- Sepidar Rural District Location within Iran
- Coordinates: 30°33′08″N 51°24′08″E﻿ / ﻿30.55222°N 51.40222°E
- Country: Iran
- Province: Kohgiluyeh and Boyer-Ahmad
- County: Boyer-Ahmad
- District: Sepidar
- Capital: Pazanan

Population (2016)
- • Total: 7,803
- Time zone: UTC+3:30 (IRST)

= Sepidar Rural District (Boyer-Ahmad County) =

Rural district in Kohgiluyeh and Boyer-Ahmad province, Iran

Sepidar Rural District (دهستان سپيدار) is in Sepidar District of Boyer-Ahmad County, Kohgiluyeh and Boyer-Ahmad province, Iran. Its capital is the village of Pazanan. The previous capital of the rural district was the village of Sepidar, now a city.

==Demographics==
===Population===
At the time of the 2006 National Census, the rural district's population (as a part of the Central District) was 8,494 in 1,650 households.

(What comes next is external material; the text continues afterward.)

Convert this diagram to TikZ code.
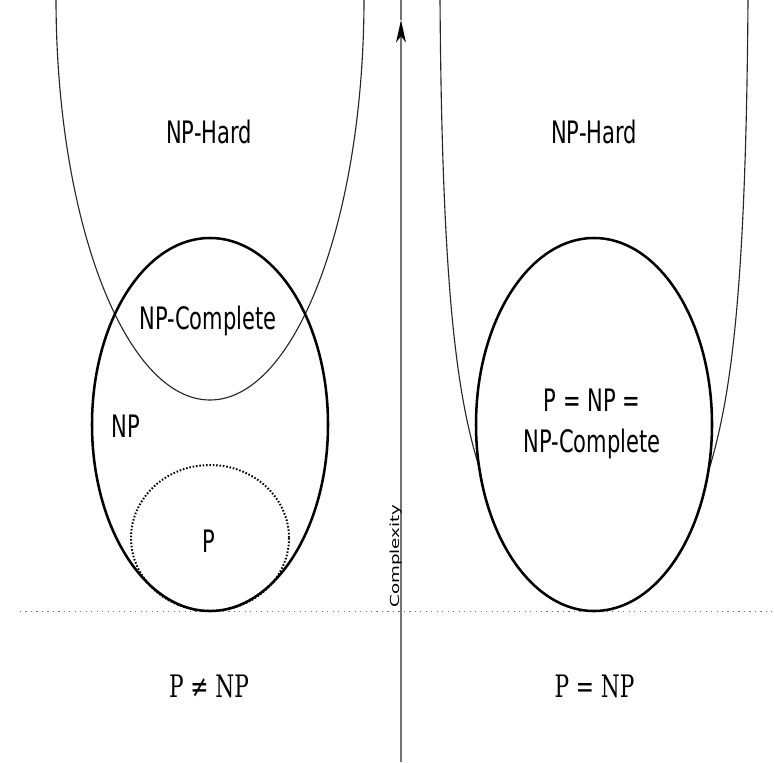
\documentclass[tikz,border=0pt]{standalone}
\usepackage{fontspec}
\usepackage{tikz}
\usetikzlibrary{arrows.meta}
\newfontfamily\labelsans{DejaVu Sans}
\newfontfamily\labelserif{DejaVu Serif}

\begin{document}
\begin{tikzpicture}[x=0.025cm, y=-0.025cm,
    setline/.style={draw=black, line width=1.8pt},
    hardline/.style={draw=black!85, line width=0.8pt},
    pline/.style={draw=black, line width=1.4pt, dash pattern=on 1.1pt off 1.3pt},
    axisline/.style={draw=black!55, line width=1pt},
    floor/.style={draw=black!55, line width=0.7pt, dash pattern=on 0.8pt off 3.1pt},
    lbl/.style={font=\labelsans\fontsize{22}{29}\selectfont, xscale=0.68, inner sep=0pt, align=center},
    eqlbl/.style={font=\labelserif\fontsize{22}{26}\selectfont, xscale=0.7, inner sep=0pt, anchor=base},
    axlbl/.style={font=\labelsans\fontsize{13}{15}\selectfont, xscale=0.68, rotate=90, inner sep=0pt, anchor=base}
]
    \useasboundingbox (0,0) rectangle (774,762);

    % complexity axis and P-level line
    \coordinate (axbot) at (401,762);
    \coordinate (axtip) at (401,20);
    \coordinate (axtop) at (401,-2);
    \coordinate (floorL) at (20,611);
    \coordinate (floorR) at (774,611);
    \draw[floor] (floorL) -- (floorR);
    \draw[axisline, -{Stealth[length=16pt, width=7pt, inset=4.5pt, color=black]}] (axbot) -- (axtip);
    \draw[axisline] (axtip) -- (axtop);
    \node[axlbl] (cplx) at (399,556) {Complexity};

    % left: P != NP
    \coordinate (hardtopL) at (56,-2);
    \draw[hardline] (hardtopL) arc[start angle=180, end angle=0, x radius=154, y radius=402];
    \draw[pline] (210,538) ellipse [x radius=79, y radius=73];
    \draw[setline] (210,424.5) ellipse [x radius=118, y radius=186.5];

    \node[lbl, anchor=base] (hardL) at (209,143) {NP-Hard};
    \node[lbl, anchor=base] (npcL) at (208,329) {NP-Complete};
    \node[lbl, anchor=base] (npL) at (126,437) {NP};
    \node[lbl, anchor=base] (pL) at (209,552) {P};
    \node[eqlbl] (neq) at (209,697) {P ≠ NP};

    % right: P = NP
    \coordinate (hardtopR1) at (440,-2);
    \coordinate (hardtopR2) at (748,-2);
    \draw[hardline] (hardtopR1) .. controls (442,300) and (458,400) .. (480,470)
        arc[start angle=165.9, end angle=14.1, x radius=118, y radius=186.5]
        .. controls (730,400) and (746,300) .. (hardtopR2);
    \draw[setline] (594,424.5) ellipse [x radius=118, y radius=186.5];

    \node[lbl, anchor=base] (hardR) at (594,143) {NP-Hard};
    \node[lbl] (allR) at (592,424) {P = NP =\\NP-Complete};
    \node[eqlbl] (eq) at (594.5,697) {P = NP};
\end{tikzpicture}
\end{document}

There were 7,625 inhabitants in 1,740 households at the following census of 2011. The 2016 census measured the population of the rural district as 7,803 in 2,110 households. The most populous of its 102 villages was Sefidar-e Markazi (now the city of Sepidar), with 1,503 people.

After the census, the rural district was separated from the district in the establishment of Sepidar District.